Let the luminous intensity of the source be l and the distance between the source and the area, in the initial position, be x.
Given,
Initial illuminance (E_A)​ = 900 lumen/m²
Final illuminance (E_B)​​ = 400 lumen/m²
Illuminance on the initial position is given by,
$E_{\mathrm{A}}=l\frac{\cos \theta }{x^2}$ ......(1)
Illuminance at final position is given by
$E_{\mathrm{B}}=\frac{l\cos \theta }{(x+10{)}^2}$.......(2)

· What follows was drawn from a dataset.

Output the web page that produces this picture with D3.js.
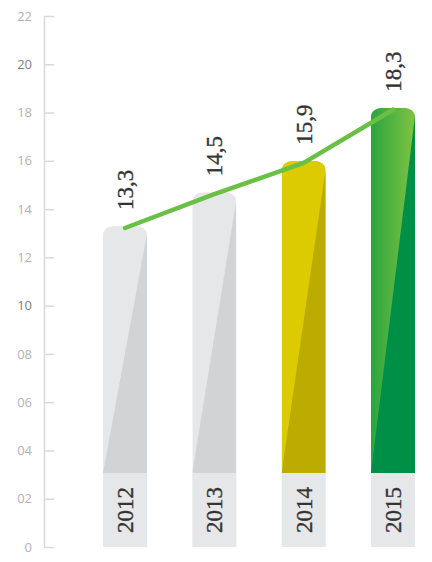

Equating luminous intensity from $\left(1\right)$ and $\left(2\right)$, we get
$l=\frac{E_{\mathrm{A}}{x}^2}{\cos \theta }=\frac{E_B(x+10{)}^2}{\cos \theta }$

$$\begin{gathered} \Rightarrow 900x^2=400(x+10{)}^2 \\ \Rightarrow \frac{x}{x+10}=\frac{2}{3} \end{gathered}$$
⇒ 3x = 2x + 20
$\Rightarrow$ x = 20 cm
The distance between the source and the area at the initial phase was 20 cm.